* **Aim**: Render the material again word for word, skipping the pictures in it.

* **Dataset extract**:

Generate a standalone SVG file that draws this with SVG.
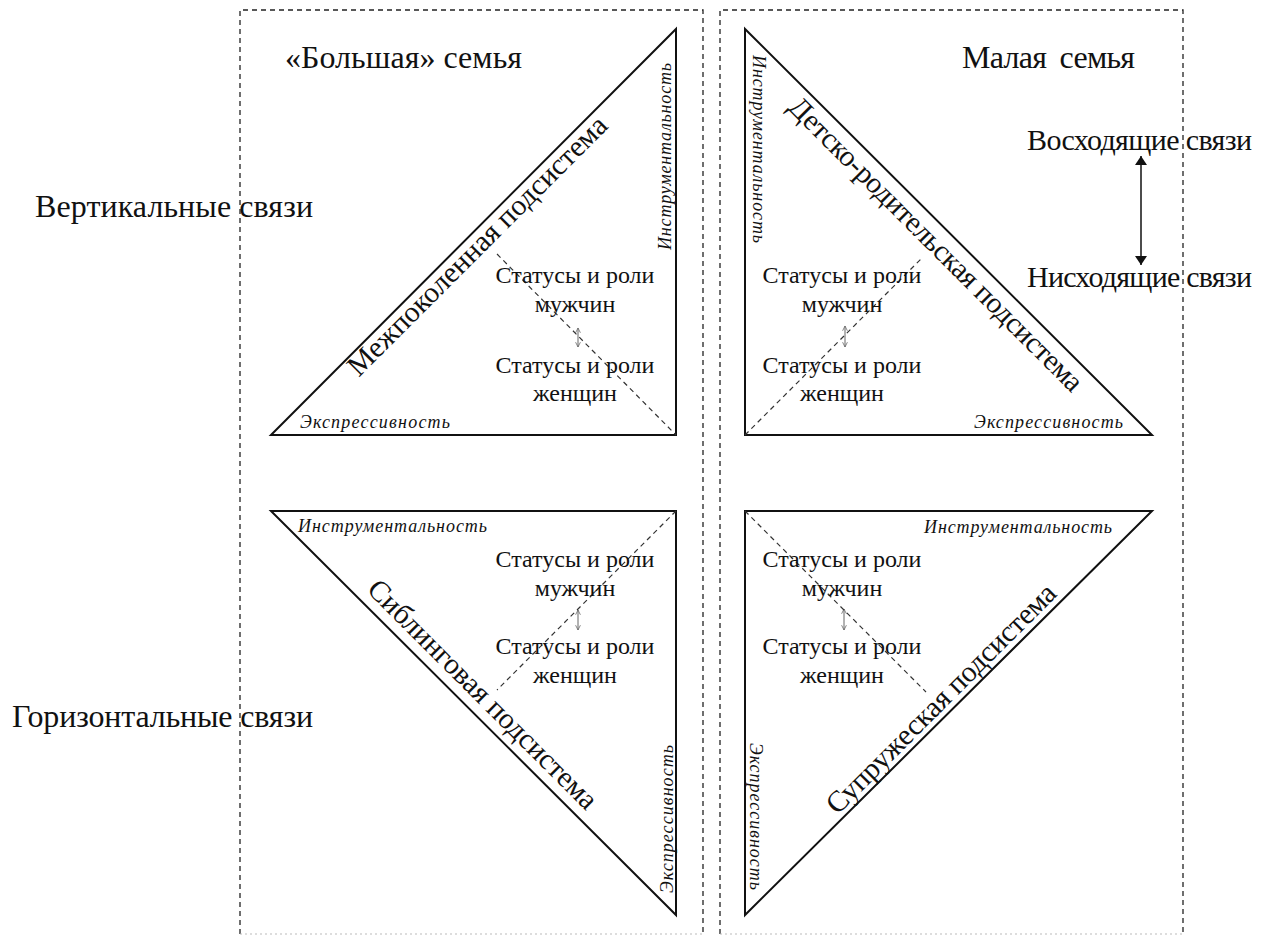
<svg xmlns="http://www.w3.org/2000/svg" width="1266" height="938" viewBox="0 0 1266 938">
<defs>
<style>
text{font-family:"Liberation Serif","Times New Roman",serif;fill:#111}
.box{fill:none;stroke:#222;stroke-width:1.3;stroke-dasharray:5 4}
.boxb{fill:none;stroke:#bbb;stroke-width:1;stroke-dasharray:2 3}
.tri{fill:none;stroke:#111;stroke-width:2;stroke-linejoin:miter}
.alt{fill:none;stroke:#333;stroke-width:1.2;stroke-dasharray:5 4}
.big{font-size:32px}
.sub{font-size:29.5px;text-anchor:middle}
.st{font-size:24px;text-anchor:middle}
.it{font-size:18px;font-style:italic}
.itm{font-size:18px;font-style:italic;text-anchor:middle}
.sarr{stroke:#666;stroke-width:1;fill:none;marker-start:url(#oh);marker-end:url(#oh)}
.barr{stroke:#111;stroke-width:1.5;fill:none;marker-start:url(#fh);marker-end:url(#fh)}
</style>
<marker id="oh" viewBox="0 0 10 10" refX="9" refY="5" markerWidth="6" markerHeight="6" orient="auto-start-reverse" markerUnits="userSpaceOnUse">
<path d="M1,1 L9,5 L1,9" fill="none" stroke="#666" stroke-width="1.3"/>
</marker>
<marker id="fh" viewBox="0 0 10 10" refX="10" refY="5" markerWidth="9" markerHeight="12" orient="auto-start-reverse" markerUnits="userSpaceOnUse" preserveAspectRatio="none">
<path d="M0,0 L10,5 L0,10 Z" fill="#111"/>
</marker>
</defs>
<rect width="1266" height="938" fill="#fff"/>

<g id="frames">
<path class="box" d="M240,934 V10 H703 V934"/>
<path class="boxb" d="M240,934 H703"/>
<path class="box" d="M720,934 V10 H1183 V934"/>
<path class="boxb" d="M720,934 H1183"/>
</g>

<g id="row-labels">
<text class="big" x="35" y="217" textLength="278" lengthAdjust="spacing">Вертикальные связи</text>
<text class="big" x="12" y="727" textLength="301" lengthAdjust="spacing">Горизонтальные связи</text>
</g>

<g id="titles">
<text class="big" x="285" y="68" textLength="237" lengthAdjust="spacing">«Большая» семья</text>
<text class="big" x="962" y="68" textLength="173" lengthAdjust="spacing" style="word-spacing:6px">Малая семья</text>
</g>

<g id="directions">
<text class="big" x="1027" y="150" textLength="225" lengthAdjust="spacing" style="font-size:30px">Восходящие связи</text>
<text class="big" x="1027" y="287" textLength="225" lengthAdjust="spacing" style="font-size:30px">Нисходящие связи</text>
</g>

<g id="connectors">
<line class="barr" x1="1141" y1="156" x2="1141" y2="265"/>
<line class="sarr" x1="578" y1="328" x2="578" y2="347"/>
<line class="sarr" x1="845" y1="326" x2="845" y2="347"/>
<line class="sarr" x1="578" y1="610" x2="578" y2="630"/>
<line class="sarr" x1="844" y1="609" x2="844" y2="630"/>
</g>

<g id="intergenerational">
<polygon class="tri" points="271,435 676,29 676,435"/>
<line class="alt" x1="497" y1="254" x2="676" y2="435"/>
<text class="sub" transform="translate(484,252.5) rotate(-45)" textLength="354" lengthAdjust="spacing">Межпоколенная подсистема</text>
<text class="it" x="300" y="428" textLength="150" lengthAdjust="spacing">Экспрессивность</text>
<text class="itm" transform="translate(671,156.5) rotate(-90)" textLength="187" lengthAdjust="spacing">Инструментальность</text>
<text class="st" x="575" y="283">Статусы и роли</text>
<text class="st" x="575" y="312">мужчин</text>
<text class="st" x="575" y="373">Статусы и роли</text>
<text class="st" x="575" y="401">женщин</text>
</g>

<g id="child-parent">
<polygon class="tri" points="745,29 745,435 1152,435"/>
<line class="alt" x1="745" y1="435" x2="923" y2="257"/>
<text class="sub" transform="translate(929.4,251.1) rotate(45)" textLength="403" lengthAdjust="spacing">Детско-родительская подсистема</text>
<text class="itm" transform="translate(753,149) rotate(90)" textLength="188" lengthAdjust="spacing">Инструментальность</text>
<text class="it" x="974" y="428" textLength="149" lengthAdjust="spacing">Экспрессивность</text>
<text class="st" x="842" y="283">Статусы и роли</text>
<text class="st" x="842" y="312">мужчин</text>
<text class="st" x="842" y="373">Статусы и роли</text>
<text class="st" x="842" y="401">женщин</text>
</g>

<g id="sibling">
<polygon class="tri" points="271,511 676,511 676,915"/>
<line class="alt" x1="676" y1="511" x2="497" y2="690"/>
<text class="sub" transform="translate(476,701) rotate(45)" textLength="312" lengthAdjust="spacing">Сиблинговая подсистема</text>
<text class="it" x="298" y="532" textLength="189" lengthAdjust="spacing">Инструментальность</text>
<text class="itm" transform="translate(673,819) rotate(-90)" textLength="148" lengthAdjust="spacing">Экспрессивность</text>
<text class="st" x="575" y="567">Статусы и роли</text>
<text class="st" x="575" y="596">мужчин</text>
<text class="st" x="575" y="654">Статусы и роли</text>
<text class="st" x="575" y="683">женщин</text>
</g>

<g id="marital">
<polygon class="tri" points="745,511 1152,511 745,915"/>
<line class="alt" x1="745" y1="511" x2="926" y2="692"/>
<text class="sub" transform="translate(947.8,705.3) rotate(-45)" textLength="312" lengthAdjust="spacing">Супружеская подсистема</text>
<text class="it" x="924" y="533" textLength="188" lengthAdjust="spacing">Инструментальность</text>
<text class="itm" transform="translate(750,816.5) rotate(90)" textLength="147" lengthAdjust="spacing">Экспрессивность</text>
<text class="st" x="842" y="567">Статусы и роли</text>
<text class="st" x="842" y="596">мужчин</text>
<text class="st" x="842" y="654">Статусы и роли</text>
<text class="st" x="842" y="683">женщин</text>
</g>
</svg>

* **Correct answer**:
Generate a standalone SVG file that draws this with SVG.
<svg xmlns="http://www.w3.org/2000/svg" width="1266" height="938" viewBox="0 0 1266 938">
<defs>
<style>
text{font-family:"Liberation Serif","Times New Roman",serif;fill:#111}
.box{fill:none;stroke:#222;stroke-width:1.3;stroke-dasharray:5 4}
.boxb{fill:none;stroke:#bbb;stroke-width:1;stroke-dasharray:2 3}
.tri{fill:none;stroke:#111;stroke-width:2;stroke-linejoin:miter}
.alt{fill:none;stroke:#333;stroke-width:1.2;stroke-dasharray:5 4}
.big{font-size:32px}
.sub{font-size:29.5px;text-anchor:middle}
.st{font-size:24px;text-anchor:middle}
.it{font-size:18px;font-style:italic}
.itm{font-size:18px;font-style:italic;text-anchor:middle}
.sarr{stroke:#666;stroke-width:1;fill:none;marker-start:url(#oh);marker-end:url(#oh)}
.barr{stroke:#111;stroke-width:1.5;fill:none;marker-start:url(#fh);marker-end:url(#fh)}
</style>
<marker id="oh" viewBox="0 0 10 10" refX="9" refY="5" markerWidth="6" markerHeight="6" orient="auto-start-reverse" markerUnits="userSpaceOnUse">
<path d="M1,1 L9,5 L1,9" fill="none" stroke="#666" stroke-width="1.3"/>
</marker>
<marker id="fh" viewBox="0 0 10 10" refX="10" refY="5" markerWidth="9" markerHeight="12" orient="auto-start-reverse" markerUnits="userSpaceOnUse" preserveAspectRatio="none">
<path d="M0,0 L10,5 L0,10 Z" fill="#111"/>
</marker>
</defs>
<rect width="1266" height="938" fill="#fff"/>

<g id="frames">
<path class="box" d="M240,934 V10 H703 V934"/>
<path class="boxb" d="M240,934 H703"/>
<path class="box" d="M720,934 V10 H1183 V934"/>
<path class="boxb" d="M720,934 H1183"/>
</g>

<g id="row-labels">
<text class="big" x="35" y="217" textLength="278" lengthAdjust="spacing">Вертикальные связи</text>
<text class="big" x="12" y="727" textLength="301" lengthAdjust="spacing">Горизонтальные связи</text>
</g>

<g id="titles">
<text class="big" x="285" y="68" textLength="237" lengthAdjust="spacing">«Большая» семья</text>
<text class="big" x="962" y="68" textLength="173" lengthAdjust="spacing" style="word-spacing:6px">Малая семья</text>
</g>

<g id="directions">
<text class="big" x="1027" y="150" textLength="225" lengthAdjust="spacing" style="font-size:30px">Восходящие связи</text>
<text class="big" x="1027" y="287" textLength="225" lengthAdjust="spacing" style="font-size:30px">Нисходящие связи</text>
</g>

<g id="connectors">
<line class="barr" x1="1141" y1="156" x2="1141" y2="265"/>
<line class="sarr" x1="578" y1="328" x2="578" y2="347"/>
<line class="sarr" x1="845" y1="326" x2="845" y2="347"/>
<line class="sarr" x1="578" y1="610" x2="578" y2="630"/>
<line class="sarr" x1="844" y1="609" x2="844" y2="630"/>
</g>

<g id="intergenerational">
<polygon class="tri" points="271,435 676,29 676,435"/>
<line class="alt" x1="497" y1="254" x2="676" y2="435"/>
<text class="sub" transform="translate(484,252.5) rotate(-45)" textLength="354" lengthAdjust="spacing">Межпоколенная подсистема</text>
<text class="it" x="300" y="428" textLength="150" lengthAdjust="spacing">Экспрессивность</text>
<text class="itm" transform="translate(671,156.5) rotate(-90)" textLength="187" lengthAdjust="spacing">Инструментальность</text>
<text class="st" x="575" y="283">Статусы и роли</text>
<text class="st" x="575" y="312">мужчин</text>
<text class="st" x="575" y="373">Статусы и роли</text>
<text class="st" x="575" y="401">женщин</text>
</g>

<g id="child-parent">
<polygon class="tri" points="745,29 745,435 1152,435"/>
<line class="alt" x1="745" y1="435" x2="923" y2="257"/>
<text class="sub" transform="translate(929.4,251.1) rotate(45)" textLength="403" lengthAdjust="spacing">Детско-родительская подсистема</text>
<text class="itm" transform="translate(753,149) rotate(90)" textLength="188" lengthAdjust="spacing">Инструментальность</text>
<text class="it" x="974" y="428" textLength="149" lengthAdjust="spacing">Экспрессивность</text>
<text class="st" x="842" y="283">Статусы и роли</text>
<text class="st" x="842" y="312">мужчин</text>
<text class="st" x="842" y="373">Статусы и роли</text>
<text class="st" x="842" y="401">женщин</text>
</g>

<g id="sibling">
<polygon class="tri" points="271,511 676,511 676,915"/>
<line class="alt" x1="676" y1="511" x2="497" y2="690"/>
<text class="sub" transform="translate(476,701) rotate(45)" textLength="312" lengthAdjust="spacing">Сиблинговая подсистема</text>
<text class="it" x="298" y="532" textLength="189" lengthAdjust="spacing">Инструментальность</text>
<text class="itm" transform="translate(673,819) rotate(-90)" textLength="148" lengthAdjust="spacing">Экспрессивность</text>
<text class="st" x="575" y="567">Статусы и роли</text>
<text class="st" x="575" y="596">мужчин</text>
<text class="st" x="575" y="654">Статусы и роли</text>
<text class="st" x="575" y="683">женщин</text>
</g>

<g id="marital">
<polygon class="tri" points="745,511 1152,511 745,915"/>
<line class="alt" x1="745" y1="511" x2="926" y2="692"/>
<text class="sub" transform="translate(947.8,705.3) rotate(-45)" textLength="312" lengthAdjust="spacing">Супружеская подсистема</text>
<text class="it" x="924" y="533" textLength="188" lengthAdjust="spacing">Инструментальность</text>
<text class="itm" transform="translate(750,816.5) rotate(90)" textLength="147" lengthAdjust="spacing">Экспрессивность</text>
<text class="st" x="842" y="567">Статусы и роли</text>
<text class="st" x="842" y="596">мужчин</text>
<text class="st" x="842" y="654">Статусы и роли</text>
<text class="st" x="842" y="683">женщин</text>
</g>
</svg>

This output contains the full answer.